OKX has upgraded its X Layer blockchain with a new Exchange OS system, designed to merge centralized and decentralized finance into a single market deployment. The move, announced via Crypto Briefing, is intended to improve liquidity and token demand while reducing fragmentation across the exchange's sprawling infrastructure.
What Exchange OS Does
Exchange OS is a unified market deployment layer that sits between OKX's CeFi order books and its on-chain DeFi protocols. By bridging the two, traders get access to deeper order books and automated market maker pools without switching interfaces. The system effectively treats all liquidity — whether from the exchange's own books or external DeFi sources — as a single pool.
Why Fragmentation Matters
Fragmented liquidity has been a persistent headache for crypto exchanges operating both centralized and decentralized products.

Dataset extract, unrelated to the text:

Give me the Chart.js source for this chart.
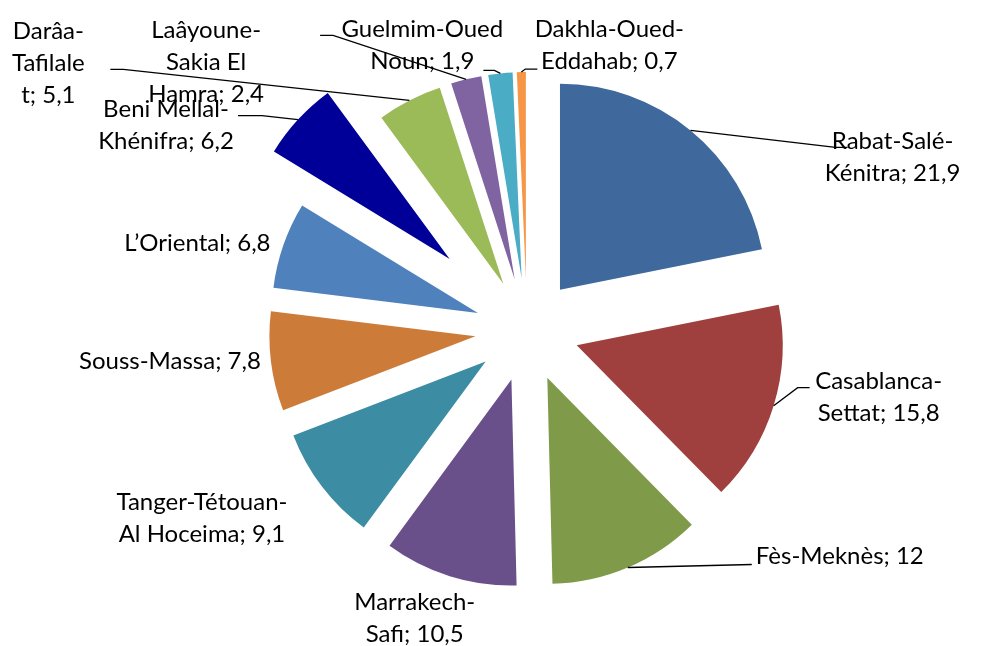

Tokens end up scattered across separate venues, leading to wider spreads and worse execution for users. OKX's new layer aims to solve that by routing orders to the best available price, whether it comes from a CeFi limit order or a DeFi swap.
The Token Demand Angle
The upgrade also targets token demand. By making it easier to move between CeFi and DeFi — and by pooling liquidity — the exchange hopes to increase trading volume and, by extension, demand for tokens listed on X Layer. OKX hasn't disclosed specific metrics or timelines for the rollout, but the system went live with the latest X Layer upgrade this week.
OKX has not announced any further updates beyond this deployment. The exchange is likely to monitor how the unified market affects trading activity before expanding the system to additional pairs or chains. For now, users on X Layer can test the merged CeFi-DeFi experience directly.